Me instiga o esforço de um escritor. Antes de tudo, a dedicação que ele tem com os livros. A quase devoção em conhecê-los, explorá-los, de entrar em contato com eles. Há muito esforço e energia nisso. Um esforço de monge, que lida com uma enorme quantidade de energia sem sair do lugar. Tem que saber o que fazer com essa energia, como usá-la de uma maneira boa que não o prejudique. Parece mais uma necessidade e não uma questão de escolha. Me instiga sua necessidade de comunicação, e ainda mais, quando o escritor supera seus níveis de comunicação. É um trabalho árduo mesmo pra quem tem muito talento. Posso estar idealizando, mas é bem assim que me parece.
Vi como uma forma de superação o novo livro do Daniel Galera, “Mãos de Cavalo”. Houve uma espécie de despersonificação de sua literatura. Um salto da escrita intimista e perfurante para uma literatura mais madura e sofisticada, cujas arestas parecem novidades mesmo para seu autor, que agora vai além da literatura criada a partir de pensamentos íntimos que sempre espreitaram sua vida. É um avanço e tanto, para um escritor de 27 anos, que agora já soa como os grandes e adultos. Aumentou e muito a amplitude da criação literária de Galera. Seu texto está mais denso. O corte cirúrgico e linguagem enxuta deram lugar à descrição minuciosa e preocupação com os detalhes aparentemente irrelevantes, que mostra um forte trabalho de pesquisa do autor. Essa expansão é muito bem vinda. Totalmente diferente do que ele escreveu até hoje.
“Mãos de Cavalo” inicialmente parece retalhos de histórias distintas da vida de um criança, um adolescente e um adulto. Mas trata de recortes de passagens da vida de Hermano. Trechos aparentemente simples e banais vão ganhando laços entre si que explicitam como em vários momentos em nossa vida estão sendo compostos elementos importantes que irão marcar nossa personalidade para sempre. Como é bem dito na orelha do livro, nenhum trecho da narrativa é gratuito. Uma simples partida de videogame mostra-se como uma profunda experiência de formação de personalidade. A experiência do protagonista de ter vivido tudo isso começa a lhe mostrar qual caminho trilhar, ou melhor, como trilhar esse caminho; o que ele pode jogar fora e excluir de sua vida, concentrando-se no difícil desafio que é compreender quem ele realmente é. Apesar do tom pouco otimista, é uma visão de quem olha em direção a uma felicidade bem mais ampla e sólida.
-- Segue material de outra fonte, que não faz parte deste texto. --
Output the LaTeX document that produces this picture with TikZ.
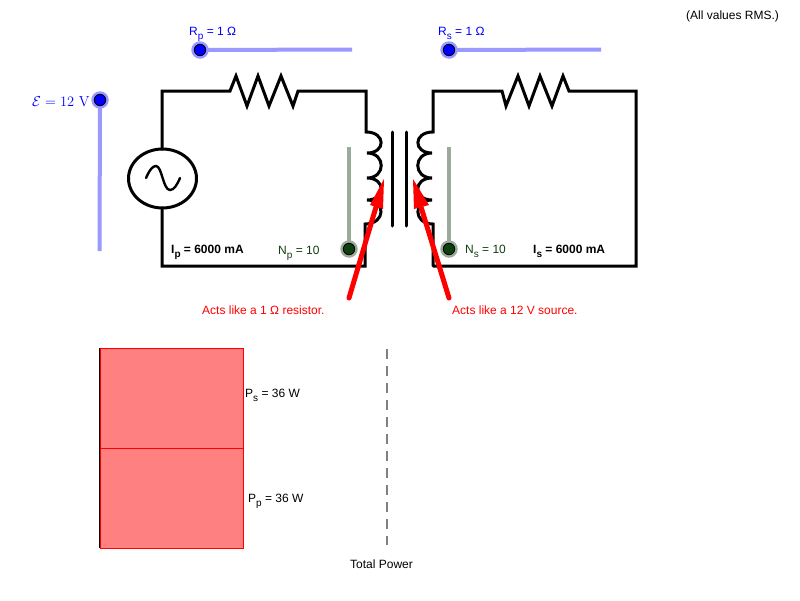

Toda vez que termino um livro que me agrada, depois do sentimento que a história impregna em mim, sobra uma sensação da generosidade do autor por nos compartilhar e proporcionar aquela experiência. Escritores são criaturas extremamente vaidosas, que se preocupam muito com o que irão dizer sobre ele, se vão rotulá-lo e enquadrá-lo de uma maneira extremamente redutora. Isso incomoda qualquer um, mas ainda mais os escritores. Perceber que já não existe nenhum reflexo disso em um trabalho lhe dá uma característica de transmitir uma sinceridade sem rodeios, que toca apenas o essencial, que às vezes faz muito bem entrar em contato.